Last Updated on Thursday, 23 January 2020, 17:18 by Writer

President of the Tourism and Hospitality Association of Guyana (THAG), Mitra Ramkumar addressing staff and students of Carnegie School of Economics.

President of the Tourism and Hospitality Association of Guyana (THAG), Mitra Ramkumar says the emerging oil and gas sector is boosting hotel occupancy, even as his organisation is preparing to give graduates of Carnegie School of Home Economics internship and job opportunities.

Ramkumar, in an address to mark the reopening of Carnegie’s Hibiscus Restaurant for the new school term, noted that almost all the major hotels are fully booked by guests who are coming to Guyana in connection with the oil and gas sector.

“Tourism and oil mesh well. They support each other in that I can tell you…All of the major hotels in Georgetown…are either full or in their eighty percent occupancy and that is an off-spin from the oil and gas and that is what I am talking about when I say the two industries complement each other,” said Ramkumar.

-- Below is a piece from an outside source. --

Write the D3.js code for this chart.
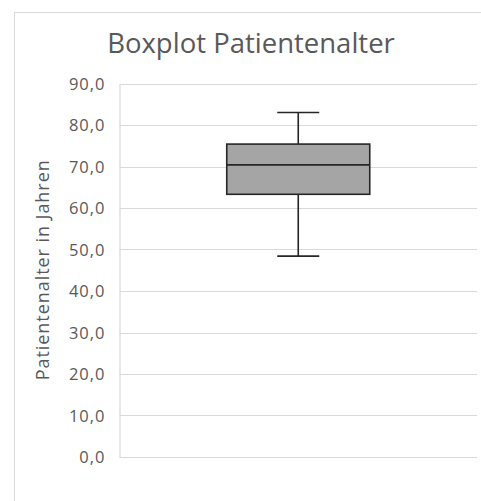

Those hotels, he said, include the Marriott, Pegasus, Duke Lodge, Cara Lodge, Grand Coastal and Herdmanston Lodge.

The THAG President cites the high occupancy rate to point out that all Guyanese cannot work on the offshore oil rigs. He told students and staff of the Carnegie School of Home Economics that they are poised to gear up for the spin-off from the oil and gas sector. Mr Kumar says THAG will be keeping a register of graduates from Carnegie for internships and vacancies in the hospitality sector.

“The Tourism and Hospitality Association of Guyana is working with Carnegie in developing attachments and so when you come to do a programme, you will not only be able to do the theory but then you’ll have an attachment at a hotel, at a restaurant to get that practical, grounded experience.

“Another aspect of it – we’ll be developing a database of persons that would have come and done training at Carnegie and so, as the need arises, from our members and operators in the industry, they will now reach out to these persons who had been trained,” said Ramkumar.

Sections of the private sector and the political opposition have been railing against Trinidad and Tobago companies and other extra-regional providers who have been coming here at the expenses of trained Guyanese.

Guyana is yet to adopt a local content policy.